I served a product I've never tried before with the sandwiches: garlic-parmesan pretzel crisps. They were quite salty, but still delicious.

And the sandwiches were delicious, too. I topped mine with cole slaw, Swiss cheese, and Thousand Island dressing. (I also caramelized some onions and provided some Dijon mustard, in case anyone preferred those toppings.) Some of the pieces were a little on the dry side and I suggested a couple of things I could have done differently, but Tim said "I wouldn't have done anything differently." And Carla remarked that she couldn't believe she's made it so long without trying corned beef.

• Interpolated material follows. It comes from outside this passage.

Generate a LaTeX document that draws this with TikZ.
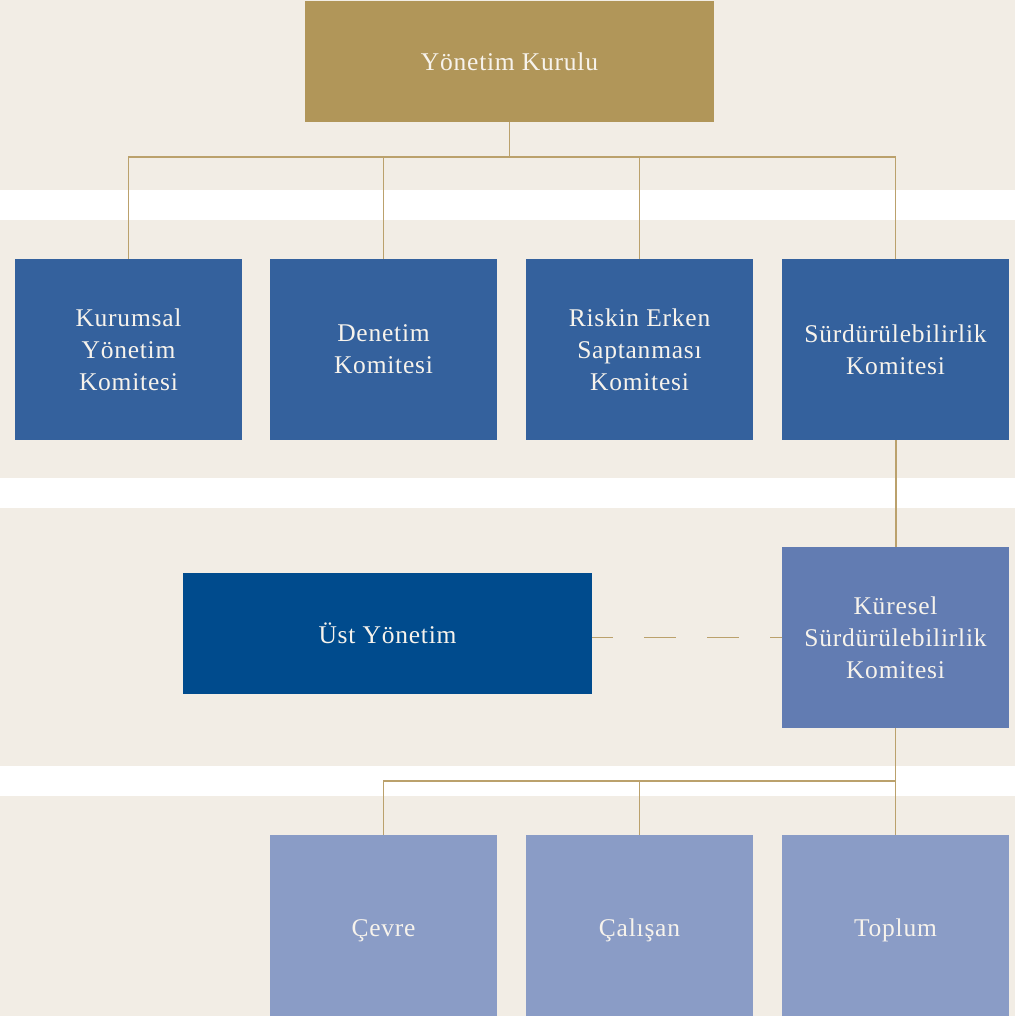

Everyone finished their plates. I mean finished them clean. I mentioned that I had more buns and leftover beef, but everyone was full. Which means I get to have another sandwich for lunch today, which is just fine by me.


Anonymous said...

Once again thanks for the great Friday read.

Fritos and Foie Gras said...

I can't believe more people haven't had corned beef! Your friends are really host some damn good dinner parties!

Anonymous said...

this may sound weird, but i prefer corned beef to steak. ive actually had debates about the subject

Jessica said...

Thanks for the good read! I love me some corned beef. BTW, I have a pretty good recipe for canning your own garlic dill pickles if you're interested.

JustinM said...

Anon: You're very welcome.

Fritos: You have a standing invitation, although I know the commute might suck.

Anon: I don't think it sounds all that weird. I know someone (very well) who get sick just thinking about honey, but LOVES honey mustard. That's weird.

Jessica: I would love it if you could email me the recipe. I would like to take a look. But I have to say, I only made pickles once and I just wasn't sure it was worth the effort, especially when giant pickles like these (that are delicious) are less than a buck.